Yeah, it's definitely a grower. There are some really lovely instrumental flourishes on there. It's just that it has the unenviable task of leading into what is arguably the single greatest side of any record ever recorded.
This is a surprisingly fantastic write-up. Extremely well done. This is in my Top 5 favorite Bruce records for sure, and it's largely because of the albums opening one-two punch. Bruce has a penchant for creating opening knock-outs, and though he'd only get better at it, this is a near perfect start to a near perfect career. Like everyone else, my major qualms are about how the album was produced.
For anyone seriously interested, I would also recommend Peter Ames Carlin's fantastic biography Bruce, which spends a lot of time talking about the inception of this record. Not only was Bruce given an unsatisfactory studio to work in, but he was also really reared into doing what the producers and label wanted, and not what he wanted to do as an artist. A big reason that some of these songs sound so sparse is because Bruce was restricted to playing only one guitar track for a large majority of the tracks. If you compare that style to the Spector-influenced Wall of Sound aesthetic used on Born to Run, there's really no wonder why the songs sound empty or lacking.
But anyway, I cannot emphasize my love for this album enough. "Blinded By the Light" grooves in all the right ways and Bruce's tongue twister lyrics are luminary and hilarious, "Growin' Up" is a come-of-age song for the record books, "Does This Bus Stop at 82nd Street? " jangles along like the world's most pleasantly bouncy ride on a city bus, and "For You" is a sprawling heartbreaker that showcases Bruce's voice in all the right ways. He may not be the most tuneful singer, but you feel the wait of every single word, and that's A LOT of words. Not to beat a dead horse either, but "Spirit in the Night" sounds like mission statement for the E Street Band, a swaggering, sultry mix of R&B and jazz combined with that distinctive Jersey sensibility.

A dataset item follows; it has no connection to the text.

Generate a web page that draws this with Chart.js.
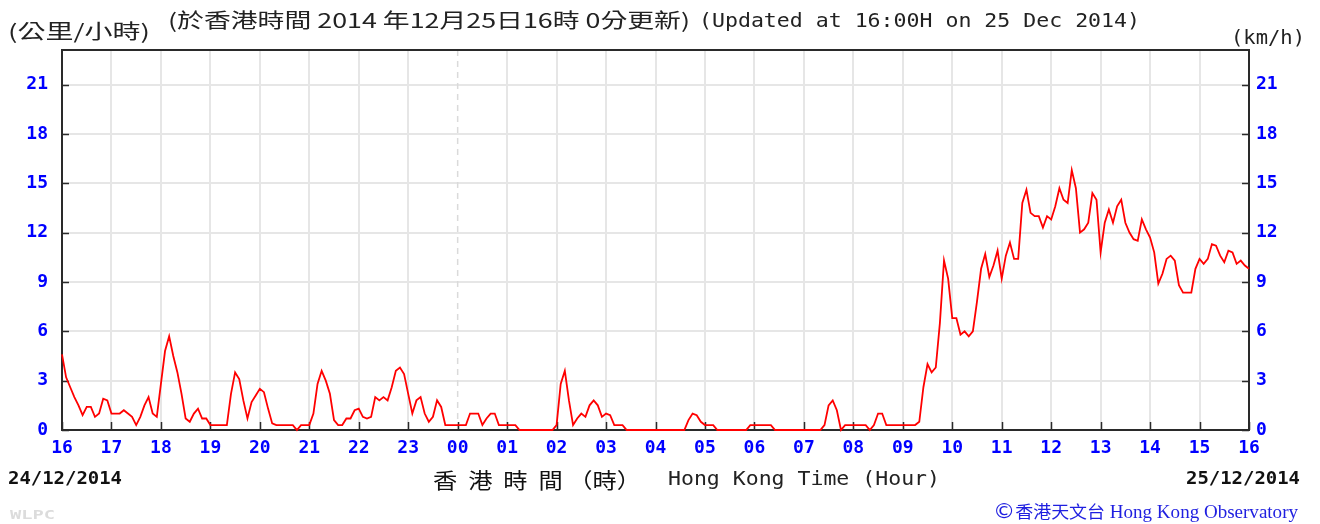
<!DOCTYPE html>
<html><head><meta charset="utf-8">
<script src="https://cdn.jsdelivr.net/npm/chart.js@4.4.1/dist/chart.umd.min.js"></script>
<style>
html,body{margin:0;padding:0;background:#fff;}
#wrap{position:relative;width:1320px;height:524px;overflow:hidden;background:#fff;}
#c{position:absolute;left:0;top:0;}
.t{position:absolute;left:0;top:0;white-space:pre;line-height:1;transform-origin:0 50%;}
.cjk{font-family:"Noto Sans CJK TC","Noto Sans CJK SC",sans-serif;}
.mono{font-family:"DejaVu Sans Mono",monospace;}
</style></head>
<body>
<div id="wrap">
<canvas id="c" width="1320" height="524"></canvas>
<div class="t cjk" data-x0="8" data-x1="150" data-cy="31" style="font-size:20px;color:#222;">(公里/小時)</div>
<div class="t cjk" data-x0="168" data-x1="690" data-cy="20" style="font-size:20px;color:#222;">(於香港時間 2014 年12月25日16時 0分更新)</div>
<div class="t mono" data-x0="699" data-x1="1140" data-cy="20" style="font-size:20px;color:#222;">(Updated at 16:00H on 25 Dec 2014)</div>
<div class="t mono" data-x0="1231" data-x1="1305" data-cy="37" style="font-size:20px;color:#222;">(km/h)</div>
<div class="t mono" data-x0="8" data-x1="122" data-cy="478" style="font-size:18px;font-weight:bold;color:#111;">24/12/2014</div>
<div class="t mono" data-x0="1186" data-x1="1300" data-cy="478" style="font-size:18px;font-weight:bold;color:#111;">25/12/2014</div>
<div class="t cjk" data-x0="433" data-x1="641" data-cy="479" style="font-size:21px;color:#111;">香  港  時  間 （時）</div>
<div class="t mono" data-x0="668" data-x1="940" data-cy="478" style="font-size:20px;color:#222;">Hong Kong Time (Hour)</div>
<div class="t mono" data-x0="10" data-x1="55" data-cy="514" style="font-size:13px;font-weight:bold;color:#dcdcdc;">WLPC</div>
<div class="t" data-x0="993" data-x1="1298" data-cy="511" style="font-size:18px;color:#1f1fe0;"><span style="font-family:'DejaVu Sans';font-size:21px;">©</span><span class="cjk" style="font-size:17px;">香港天文台</span><span style="font-family:'Liberation Serif';"> Hong Kong Observatory</span></div>
</div>
<script>
// Hour tick labels (16:00 on 24 Dec to 16:00 on 25 Dec)
const hourLabels = ['16','17','18','19','20','21','22','23','00','01','02','03','04','05','06','07','08','09','10','11','12','13','14','15','16'];
// Wind speed (km/h), 5-minute readings, 24 Dec 16:00-23:55
const speedDay1 = [
  4.6,3.2,2.6,2.0,1.5,0.9,1.4,1.4,0.8,1.0,1.9,1.8,1.0,1.0,1.0,1.2,1.0,0.8,0.3,0.8,1.5,2.0,1.0,0.8,
  2.8,4.8,5.7,4.5,3.5,2.2,0.7,0.5,1.0,1.3,0.7,0.7,0.3,0.3,0.3,0.3,0.3,2.2,3.5,3.1,1.8,0.7,1.7,2.1,
  2.5,2.3,1.3,0.4,0.3,0.3,0.3,0.3,0.3,0,0.3,0.3,0.3,1.0,2.8,3.6,3.0,2.2,0.6,0.3,0.3,0.7,0.7,1.2,
  1.3,0.8,0.7,0.8,2.0,1.8,2.0,1.8,2.6,3.6,3.8,3.4,2.2,1.0,1.8,2.0,1.0,0.5,0.8,1.8,1.4,0.3,0.3,0.3
];
// Wind speed (km/h), 5-minute readings, 25 Dec 00:00-16:00
const speedDay2 = [
  0.3,0.3,0.3,1.0,1.0,1.0,0.3,0.7,1.0,1.0,0.3,0.3,0.3,0.3,0.3,0,0,0,0,0,0,0,0,0,
  0.3,2.8,3.6,1.8,0.3,0.7,1.0,0.8,1.5,1.8,1.5,0.8,1.0,0.9,0.3,0.3,0.3,0,0,0,0,0,0,0,
  0,0,0,0,0,0,0,0,0.6,1.0,0.9,0.5,0.3,0.3,0.3,0,0,0,0,0,0,0,0,0.3,
  0.3,0.3,0.3,0.3,0.3,0,0,0,0,0,0,0,0,0,0,0,0,0.3,1.5,1.8,1.2,0,0.3,0.3,
  0.3,0.3,0.3,0.3,0,0.3,1.0,1.0,0.3,0.3,0.3,0.3,0.3,0.3,0.3,0.3,0.5,2.6,4.0,3.5,3.8,6.5,10.3,9.2,
  6.8,6.8,5.8,6.0,5.7,6.0,7.8,9.8,10.7,9.3,10.0,10.9,9.2,10.6,11.4,10.4,10.4,13.8,14.6,13.2,13.0,13.0,12.3,13.0,
  12.8,13.6,14.7,14.0,13.8,15.8,14.7,12.0,12.2,12.6,14.4,14.0,10.8,12.6,13.4,12.6,13.6,14.0,12.6,12.0,11.6,11.5,12.8,12.2,
  11.7,10.8,8.9,9.5,10.4,10.6,10.3,8.8,8.35,8.35,8.35,9.8,10.4,10.1,10.4,11.3,11.2,10.6,10.2,10.9,10.8,10.1,10.3,10.0,
  9.8
];
const windSpeed = speedDay1.concat(speedDay2);
const minuteLabels = windSpeed.map((_, i) => i * 5);

const BLUE = '#0000ff';
const tickFont = {family:'DejaVu Sans Mono', weight:'bold', size:18};

const framePlugin = {
  id:'frame',
  beforeDatasetsDraw(chart){
    const {ctx, chartArea:a, scales} = chart;
    ctx.save();
    const xm = scales.x.getPixelForValue(480);
    ctx.strokeStyle = '#dadada'; ctx.lineWidth = 1.5; ctx.setLineDash([6,5]);
    ctx.beginPath(); ctx.moveTo(xm, a.top); ctx.lineTo(xm, a.bottom); ctx.stroke();
    ctx.setLineDash([]);
    ctx.strokeStyle = '#2a2a2a'; ctx.lineWidth = 2;
    ctx.strokeRect(a.left, a.top, a.right - a.left, a.bottom - a.top);
    ctx.lineWidth = 1.5;
    ctx.beginPath();
    scales.x.ticks.forEach(t => {
      const px = Math.round(scales.x.getPixelForValue(t.value)) + 0.5;
      ctx.moveTo(px, a.bottom); ctx.lineTo(px, a.bottom - 8);
    });
    scales.y.ticks.forEach(t => {
      const py = Math.round(scales.y.getPixelForValue(t.value)) + 0.5;
      ctx.moveTo(a.left, py); ctx.lineTo(a.left + 7, py);
      ctx.moveTo(a.right, py); ctx.lineTo(a.right - 7, py);
    });
    ctx.stroke();
    ctx.restore();
  }
};

new Chart(document.getElementById('c'), {
  type:'line',
  data:{
    labels: minuteLabels,
    datasets:[{data: windSpeed, borderColor:'#ff0000', borderWidth:1.8, pointRadius:0, tension:0, fill:false, clip:4}]
  },
  options:{
    responsive:false, animation:false, devicePixelRatio:1,
    layout:{padding:{top:50,left:0,right:0,bottom:0}},
    plugins:{legend:{display:false}, tooltip:{enabled:false}, title:{display:false}},
    scales:{
      x:{type:'linear', min:0, max:1440,
        ticks:{stepSize:60, autoSkip:false, maxRotation:0, minRotation:0, color:BLUE, font:tickFont, padding:8,
          callback:(v) => hourLabels[Math.round(v/60)]},
        grid:{color:(c) => (c.tick && c.tick.value === 480) ? 'rgba(0,0,0,0)' : '#e6e6e6', lineWidth:2, drawTicks:false},
        border:{display:false},
        afterFit:(s) => { s.height = 94; }
      },
      y:{position:'left', min:0, max:23.1,
        ticks:{stepSize:3, includeBounds:false, color:BLUE, font:tickFont, padding:14},
        grid:{color:'#e6e6e6', lineWidth:2, drawTicks:false},
        border:{display:false},
        afterFit:(s) => { s.width = 62; }
      },
      y2:{position:'right', min:0, max:23.1,
        ticks:{stepSize:3, includeBounds:false, color:BLUE, font:tickFont, padding:7},
        grid:{drawOnChartArea:false, drawTicks:false},
        border:{display:false},
        afterFit:(s) => { s.width = 71; }
      }
    }
  },
  plugins:[framePlugin]
});

function fitTexts(){
  document.querySelectorAll('.t').forEach(el => {
    el.style.transform = 'none';
    const r = el.getBoundingClientRect();
    const x0 = +el.dataset.x0, x1 = +el.dataset.x1, cy = +el.dataset.cy;
    el.style.left = x0 + 'px';
    el.style.top = (cy - r.height/2) + 'px';
    el.style.transform = 'scaleX(' + ((x1 - x0) / r.width) + ')';
  });
}
fitTexts();
if (document.fonts && document.fonts.ready) document.fonts.ready.then(fitTexts);
</script>
</body></html>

This album is the stirring of a genius and definitely gets overlooked in conversations about the Boss' catalogue. Nice work guys!
I really, really enjoyed that biography by Carlin. The reviews I read beforehand we kind of mixed, but I don't really see what the qualms were with the book. A lot of great stuff in there: the story about knocking the speaker over on the cop was fucking priceless.
But thanks for reading. Check back tomorrow for Wild.
Haha almost mentioned that in my bit. Funnily enough, while I don't dig the solo songs on Greetings as much, I like "For You" more as a solo number.
Have you guys ever heard any of the live shows he did for the Devils & Dust tour? Took a bunch of his older songs and re-purposed them as solo acoustic/B3 organ/piano songs. I've got an absolutely killer bootleg from that tour that I'd love to share.
Dude, the second disc of that shit has "Back Streets", "Don't Look Back", "Darkness on the Edge of Town", "Lost in the Flood", the acoustic version of "Born in the U.S.A.", "Jungleland", "The Promise" and "Thunder Road". I can honestly say my dad buying that for me on a whim changed my life.
I've probably posted this before, but is "Blood Brothers" on the DVD? They cut it from the CD collection even though it was arguably the definitive moment of the tour. But my God, this version is so much better than the one they cut for Greatest Hits.